For two such reputable columnists to make a suggestion like this in national newspapers is extraordinary. India has long maintained that Kashmir is an integral part of the country. It has argued that giving up Kashmir would encourage secessionist movements elsewhere in the country and undermine its commitment to secularism by acknowledging that Kashmir, as a Muslim-majority region, could have special treatment. And it has traditionally blamed Pakistan for stirring up trouble in the region, convinced that if only Islamabad could be persuaded to end what it called “cross-border terrorism”, the benefits of Indian democracy and financial support would eventually win the people of Kashmir over.

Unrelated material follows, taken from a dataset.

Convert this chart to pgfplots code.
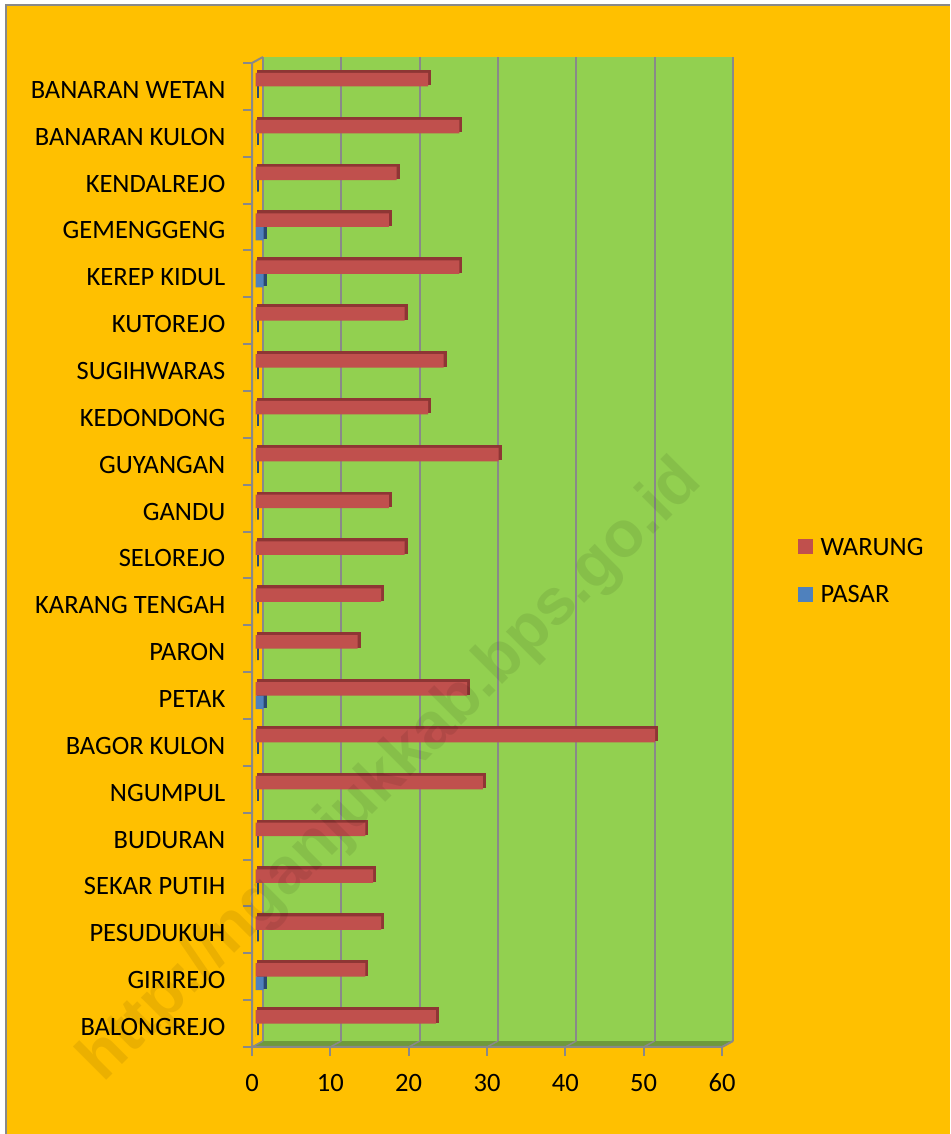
\documentclass[border=0pt]{standalone}
\usepackage{pgfplots}
\pgfplotsset{compat=1.18}
\usepackage{fontspec}
\setmainfont{Carlito}
\newfontfamily\wmfont{Liberation Sans}
\definecolor{bgor}{HTML}{FFC000}
\definecolor{plotgreen}{HTML}{92D050}
\definecolor{floorgreen}{HTML}{6E9A3C}
\definecolor{gridgrey}{HTML}{898989}
\definecolor{warung}{HTML}{C0504D}
\definecolor{warungdark}{HTML}{8E3634}
\definecolor{pasar}{HTML}{4F81BD}
\definecolor{pasardark}{HTML}{2A4A70}

\pgfplotstableread{
idx warung pasar
0 23 0
1 14 1
2 16 0
3 15 0
4 14 0
5 29 0
6 51 0
7 27 1
8 13 0
9 16 0
10 19 0
11 17 0
12 31 0
13 22 0
14 24 0
15 19 0
16 26 1
17 17 1
18 18 0
19 26 0
20 22 0
}\datatable

\begin{document}
\begin{tikzpicture}[x=1pt,y=1pt]
\path[use as bounding box, fill=white] (0,0) rectangle (950,1134);
\fill[bgor] (6,0) rectangle (950,1129);
\draw[gridgrey, line width=2pt] (6,0) -- (6,1129) -- (950,1129);
% floor of the 3D plot
\fill[floorgreen] (252,87) -- (263,93) -- (733,93) -- (722,87) -- cycle;
\foreach \k in {0,...,6} {
  \draw[gridgrey, line width=1.5pt] (263+78.333*\k,93) -- (252+78.333*\k,87);
}
\begin{axis}[
  at={(263pt,93pt)}, anchor=south west,
  scale only axis, width=470pt, height=984pt,
  xmin=0, xmax=60, ymin=-0.5, ymax=20.5,
  enlargelimits=false, clip=false,
  axis line style={draw=none},
  axis background/.style={fill=plotgreen},
  xtick={0,10,...,60},
  xmajorgrids, grid style={draw=gridgrey, line width=2pt},
  major tick length=0pt,
  ytick={0,...,20},
  yticklabels={BALONGREJO,GIRIREJO,PESUDUKUH,SEKAR PUTIH,BUDURAN,NGUMPUL,BAGOR KULON,PETAK,PARON,KARANG TENGAH,SELOREJO,GANDU,GUYANGAN,KEDONDONG,SUGIHWARAS,KUTOREJO,KEREP KIDUL,GEMENGGENG,KENDALREJO,BANARAN KULON,BANARAN WETAN},
  tick label style={font=\fontsize{26.5}{31}\selectfont, inner sep=0pt, text height=17pt, text depth=0pt, text=black},
  yticklabel style={anchor=east, xshift=-37.5pt, yshift=-9.5pt},
  xticklabel style={anchor=north, xshift=-11pt, yshift=-33.5pt},
  /pgf/number format/assume math mode=true,
  xbar, bar width=13.5pt,
  legend style={at={(1,0.4784)}, anchor=west, xshift=65pt, draw=none, fill=none, inner sep=0pt,
    row sep=30.5pt, nodes={inner sep=0pt, text height=17pt, text depth=0pt, font=\fontsize{26.5}{31}\selectfont},
    /tikz/every odd column/.append style={column sep=8pt}},
  legend cell align=left,
]
% PASAR: dark side, then front face
\addplot[forget plot, bar shift=-6.75pt, xshift=-5.3pt, yshift=-4pt, fill=pasardark, draw=pasardark, line width=2pt] table[x=pasar, y=idx] {\datatable};
\addplot[forget plot, bar shift=-6.75pt, xshift=-7.3pt, yshift=-6pt, fill=pasar, draw=none] table[x=pasar, y=idx] {\datatable};
% WARUNG: dark side, then front face
\addplot[forget plot, bar shift=6.75pt, xshift=-5.3pt, yshift=-4pt, fill=warungdark, draw=warungdark, line width=2pt] table[x=warung, y=idx] {\datatable};
\addplot[forget plot, bar shift=6.75pt, xshift=-7.3pt, yshift=-6pt, fill=warung, draw=none] table[x=warung, y=idx] {\datatable};
\addlegendimage{legend image code/.code={\fill[warung] (0pt,-7pt) rectangle (14pt,7pt);}}
\addlegendentry{WARUNG}
\addlegendimage{legend image code/.code={\fill[pasar] (0pt,-7pt) rectangle (14pt,7pt);}}
\addlegendentry{PASAR}
\end{axis}
% front frame of the 3D plot
\draw[gridgrey, line width=2pt] (263,1077) -- (252,1071) -- (252,87) -- (722,87) -- (733,93);
\foreach \k in {0,...,6} {
  \draw[gridgrey, line width=2pt] (252+78.333*\k,87) -- ++(0,-9);
}
\foreach \k in {0,...,21} {
  \draw[gridgrey, line width=2pt] (252,87+46.857*\k) -- ++(-9,0);
}
% watermark
\node[rotate=45, font=\wmfont\bfseries\fontsize{65}{70}\selectfont, text=black, opacity=0.08] at (392,362) {http://nganjukkab.bps.go.id};
\end{tikzpicture}
\end{document}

Of course, a couple of op-eds calling for a plebiscite in Kashmir does not mean it is going to happen. The issue is phenomenally complicated, not least because the much-vaunted U.N. resolutions passed in 1948 calling for a referendum were meant to apply to the whole of the former kingdom of Jammu and Kashmir, now divided between India, Pakistan and China. The people were to be given the choice between acceding to India or Pakistan, but not of independence; while the resolution also required that Pakistan withdraw its troops first from its side of the region, followed by the bulk of the Indian forces, before a plebiscite were held.
And any vote, even within the Indian part of the former kingdom, could stir up bitter divisions between and within the three regions that make up the Indian state of Jammu and Kashmir – Hindu-dominated Jammu, Muslim-dominated Kashmir and Buddhist- dominated Ladakh — that would dwarf the recent protests. Pakistan would also be faced with tough choices over how to handle the people on its side of the former kingdom, including Azad Kashmir and the strategic Northern Areas.
However, they do suggest a new thinking in India, which, determined to win its place as a global player on the political and economic stage, no longer wants to be dragged down by the Kashmir conflict. The question is whether this new thinking — coming at a time when Pakistan is struggling to reinvent itself as a civilian democracy — could contribute to a genuine effort towards a durable peace. Or will it simply make an intractable problem even more complicated?